With this I played around with programming in BASIC. Around this time I was doing my O-Levels and chose Computer Studies as one, which was mostly about magnetic tapes, punched cards and batch processing, all of which were about equally relevant to my future life, scoring about 1 on a scale of 0 to 0xA. :-)
But we had BBC model B's, as well as Trash-80's and even an RML Z80 box. It was from these that I found that I could get completely engrossed playing around with the software on the tapes and disks that came with them. I wasn't a programmer (I'm still not!) but trying to figure out how they worked had me hooked.
Then when it came to starting A-levels in 1985 I picked Computer Science as one of them, along with Physics and Maths. Now because the school I was at (Fitzalan High School) didn't have the ability to teach A-level C.S. it was held at what was then the local College of Further Education at Llandaff (now part of the University of Wales, Cardiff) and took pupils from a couple of other schools as well as ours.
For the first time I was using a multi-user system, a PRIME running PR1MOS. I remember that my user-id was sc7044, and that before you logged in you could either say "login <user-id>" to login or "date" to find out what time it thought it was. I remember precisely 0 bytes about the rest of PR1MOS, which is probably good for my sanity..
After I'd passed my A-levels I went on to Aberystwyth in 1987 to do a degree in Physics with Planetary and Space Physics. However, whilst I was doing that I fell in with certain people who could have been described as being a bad influence on my degree :-). People like Alan Cox and Alec Muffett to name but two of the more notorious ones. :-)

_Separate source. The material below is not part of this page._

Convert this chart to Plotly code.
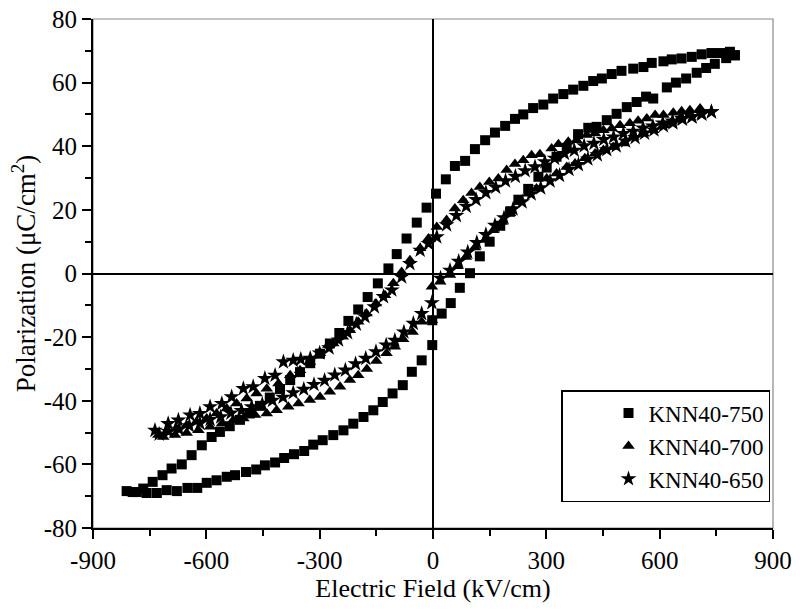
import plotly.graph_objects as go

# ---- data ----
names = ["KNN40-750", "KNN40-700", "KNN40-650"]

e750 = [799, 786, 760, 737, 711, 685, 658, 632, 610, 579, 557, 530, 499, 473, 447, 424, 398, 371, 345, 318,
        292, 265, 239, 217, 191, 164, 138, 111, 85, 58, 34, 8, -17, -43, -70, -96, -118, -146, -173, -198,
        -224, -248, -273, -299, -325, -352, -378, -405, -432, -458, -485, -511, -538, -564, -586, -612, -639,
        -665, -692, -716, -742, -767, -795, -811,
        -784, -758, -731, -705, -678, -650, -624, -599, -573, -546, -524, -495, -468, -445, -418, -394, -368,
        -341, -317, -292, -264, -237, -211, -184, -158, -133, -107, -80, -56, -30, -2, -2, 23, 47, 71, 98,
        124, 150, 178, 204, 226, 252, 279, 301, 327, 354, 384, 411, 433, 460, 486, 513, 539, 564, 583, 619,
        643, 670, 698, 723, 746, 776, 799]
p750 = [68.6, 69.7, 69.3, 69.3, 68.9, 68.1, 67.6, 67.3, 66.7, 66.2, 64.9, 64.4, 63.7, 62.7, 61.3, 60.5, 59.0,
        57.8, 56.4, 55.0, 53.1, 52.0, 50.0, 48.6, 46.4, 44.3, 41.9, 39.1, 35.4, 33.8, 29.6, 25.1, 20.7, 16.0,
        11.0, 6.1, 1.6, -3.1, -7.4, -11.3, -14.9, -18.7, -22.0, -25.2, -28.2, -31.0, -33.5, -36.3, -39.0,
        -41.6, -44.0, -46.0, -48.0, -49.8, -51.4, -54.0, -57.1, -60.0, -61.3, -63.4, -65.5, -67.6, -68.7, -68.4,
        -68.7, -69.0, -69.0, -68.1, -68.4, -67.4, -67.4, -65.8, -65.0, -63.9, -63.4, -62.4, -61.6, -60.3,
        -59.4, -58.0, -56.8, -55.8, -53.8, -52.4, -50.8, -49.3, -47.2, -45.1, -43.0, -40.4, -37.7, -35.1,
        -30.9, -27.3, -22.5, -14.7, -12.6, -9.3, -4.5, 0.1, 5.4, 10.0, 15.0, 19.4, 23.2, 26.6, 30.4, 33.3,
        36.7, 39.5, 43.8, 45.8, 46.1, 48.2, 50.2, 52.3, 53.9, 55.6, 55.0, 58.5, 60.0, 61.3, 63.1, 64.6, 65.9,
        67.7, 68.6]

e700 = [707, 680, 658, 636, 610, 588, 566, 543, 521, 495, 473, 451, 429, 407, 380, 358, 332, 314, 283, 261,
        239, 217, 195, 173, 149, 124, 102, 80, 58, 36, 10, -12, -34, -61, -83, -105, -127, -151, -176, -198,
        -220, -239, -264, -277, -299, -326, -352, -378, -409, -440, -467, -493, -520, -546, -573, -599, -626,
        -652, -679, -705, -727,
        -714, -683, -652, -621, -590, -559, -529, -502, -471, -440, -414, -383, -356, -326, -299, -273, -246,
        -220, -198, -175, -150, -123, -101, -79, -54, -30, -3, -3, 19, 45, 65, 87, 111, 138, 160, 182, 204,
        226, 252, 274, 301, 327, 354, 376, 402, 429, 451, 477, 504, 530, 557, 583, 610, 632, 654, 680, 707]
p700 = [51.9, 51.3, 51.0, 50.5, 49.8, 49.8, 48.7, 48.0, 47.2, 46.6, 45.6, 45.0, 44.0, 43.5, 41.9, 41.4, 40.6,
        39.3, 37.5, 37.2, 35.6, 34.4, 32.5, 29.9, 28.8, 27.2, 25.3, 23.0, 20.4, 16.8, 14.6, 11.0, 7.9, 4.2,
        0.5, -3.1, -6.8, -9.4, -12.6, -15.2, -17.8, -19.9, -22.0, -22.5, -25.1, -27.8, -30.4, -32.0, -34.6,
        -36.2, -37.7, -39.3, -40.9, -42.4, -44.0, -45.6, -46.6, -47.7, -48.7, -49.8, -50.8,
        -51.4, -50.8, -50.1, -49.3, -48.2, -47.2, -46.1, -45.6, -44.5, -44.0, -43.0, -41.9, -40.9, -39.8,
        -38.8, -37.2, -35.6, -33.5, -32.0, -30.0, -27.5, -25.1, -23.0, -20.7, -18.4, -15.2, -14.7, -4.2,
        -2.6, -0.5, 2.3, 5.2, 8.2, 10.5, 13.6, 16.2, 18.9, 22.5, 25.1, 26.7, 29.9, 31.4, 33.5, 34.6, 36.2,
        37.7, 38.8, 39.8, 40.9, 42.9, 44.0, 45.0, 46.6, 47.7, 48.7, 49.8, 51.3]

e650 = [737, 712, 686, 660, 634, 608, 582, 556, 530, 504, 478, 452, 426, 400, 374, 348, 322, 296, 270, 244,
        218, 192, 166, 140, 114, 88, 62, 36, 10, -12, -34, -61, -83, -109, -131, -155, -180, -203, -226,
        -250, -275, -300, -325, -350, -370, -396, -418, -445, -476, -502, -533, -559, -590, -617, -643, -674,
        -701, -736,
        -725, -700, -672, -645, -617, -590, -562, -535, -507, -480, -452, -425, -397, -370, -342, -315, -287,
        -260, -232, -205, -178, -151, -124, -101, -77, -52, -30, -3, 20, 45, 68, 92, 116, 140, 164, 188,
        212, 236, 260, 285, 310, 335, 360, 385, 410, 435, 460, 485, 510, 535, 560, 585, 610, 635, 660, 685,
        710, 737]
p650 = [50.8, 50.1, 49.3, 48.7, 47.9, 47.3, 46.3, 45.7, 44.7, 44.0, 42.9, 42.1, 40.9, 40.1, 38.7, 37.7, 36.2,
        35.1, 33.5, 32.3, 30.5, 29.1, 27.1, 25.4, 23.2, 21.1, 18.2, 15.3, 11.5, 9.4, 7.3, 3.1, -1.1, -5.2,
        -7.3, -10.5, -13.6, -15.9, -18.6, -20.9, -23.4, -25.0, -26.7, -27.0, -27.3, -27.8, -32.0, -33.0,
        -35.6, -36.2, -38.8, -40.9, -41.9, -44.0, -44.5, -46.1, -47.2, -49.3,
        -50.5, -49.7, -49.0, -47.9, -47.1, -45.9, -45.1, -43.9, -43.1, -41.9, -41.1, -39.9, -38.9, -37.5,
        -36.4, -34.9, -33.6, -31.9, -30.4, -28.4, -26.7, -24.6, -22.5, -21.0, -18.4, -15.7, -12.6, -9.2,
        -1.5, 1.0, 3.8, 6.7, 9.7, 12.2, 15.1, 17.5, 20.3, 22.5, 25.0, 26.9, 29.1, 30.8, 32.7, 34.2, 36.0,
        37.3, 38.9, 40.1, 41.6, 42.7, 44.1, 45.1, 46.4, 47.3, 48.5, 49.2, 50.2, 50.8]

x_ticks = [-900, -600, -300, 0, 300, 600, 900]
y_ticks = [-80, -60, -40, -20, 0, 20, 40, 60, 80]

FONT = "Liberation Serif, Times New Roman, serif"

fig = go.Figure()
fig.add_trace(go.Scatter(x=e750, y=p750, mode="markers", name=names[0],
                         marker=dict(symbol="square", size=10, color="black")))
fig.add_trace(go.Scatter(x=e700, y=p700, mode="markers", name=names[1],
                         marker=dict(symbol="triangle-up", size=11, color="black")))
fig.add_trace(go.Scatter(x=e650, y=p650, mode="markers", name=names[2],
                         marker=dict(symbol="star", size=12, color="black")))

axis_common = dict(showgrid=False, showline=True, linecolor="black", linewidth=2,
                   ticks="outside", ticklen=9, tickwidth=1.5, tickcolor="black",
                   zeroline=True, zerolinecolor="black", zerolinewidth=1.5,
                   automargin=False, ticklabeloverflow="allow",
                   tickfont=dict(family=FONT, size=25, color="black"))

fig.update_xaxes(range=[-900, 900], tickvals=x_ticks, ticktext=[str(v) for v in x_ticks],
                 minor=dict(dtick=150, tick0=-900, ticks="outside", ticklen=6, tickwidth=1.5, tickcolor="black"),
                 title=dict(text="Electric Field (kV/cm)", font=dict(family=FONT, size=26, color="black"),
                            standoff=6),
                 **axis_common)
fig.update_yaxes(range=[-80, 80], tickvals=y_ticks, ticktext=[str(v) for v in y_ticks],
                 minor=dict(dtick=10, tick0=-80, ticks="outside", ticklen=6, tickwidth=1.5, tickcolor="black"),
                 title=dict(text="Polarization (μC/cm<sup>2</sup>)", font=dict(family=FONT, size=27, color="black"),
                            standoff=0),
                 **axis_common)

fig.add_shape(type="rect", xref="paper", yref="paper", x0=0, x1=1, y0=0, y1=1,
              line=dict(color="#888888", width=1.2), layer="below")

fig.update_layout(
    width=800, height=611,
    margin=dict(l=93, r=27, t=19, b=83),
    paper_bgcolor="white", plot_bgcolor="white",
    font=dict(family=FONT, color="black"),
    hovermode=False,
    legend=dict(x=0.9956, y=0.051, xanchor="right", yanchor="bottom",
                bordercolor="black", borderwidth=1.5, bgcolor="white",
                font=dict(family=FONT, size=23, color="black"),
                indentation=46),
)

# remove the browser's default 8px body margin so the figure fills the window exactly
fig.write_html("out.html",
               config={"displayModeBar": False},
               post_script="document.body.style.margin='0';document.body.style.overflow='hidden';")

Anyway, for various reasons I started using the Honeywell L-66 that the then Computer Unit ran at Aberystwyth, learning to use GCOS-3. The main reason for this was to be able to use Honeyboard, a bulletin board system written in the ancient programming language B, created by D. M. Ritchie and K. L. Thompson. Through this I found out that there was a network out there called JANET, the Joint Academic NETwork to which Aberystwyth was connected.
This was a bad thing. :-)
It meant that I then found a bulletin board in UCL called Bullet that was accessible via the GUEST account there. This lead to rivalry between the two bulletin board systems. Then someone came up with the idea of extending the talker on HoneyBoard to have channel descriptions. This rapidly evolved into an adventure game.
Now I would love to claim that I was central to all of this, but I wasn't. Instead I watched and played with the game as it developed as one of the first players of it. Then I started asking people about what I could do, and thus I started to learn to program in B.
At this point I could ramble on and on about AberMUD, but seeing as Alec Muffett has already written a small potted history of AberMUD from his point of view - all I will add to that is that those who complained that AberMUD was written badly because it did all it's IPC through a shared file are missing the fact that the whole bulletin board that spawned the original code was written because Rob Ash (the sysadmin) had said that it wasn't possible to write one because GCOS-3 had no native IPC!
Oh, and Alec missed the Ethergate of Death - so called because you'd be
happily talking away on Bullet or playing MIST and suddenly you would
*** TS RESET *** TS RESET *** TS RESET Disconnected
... get disconnected, which usually meant all comms in and out of Aberystwyth were down for the night.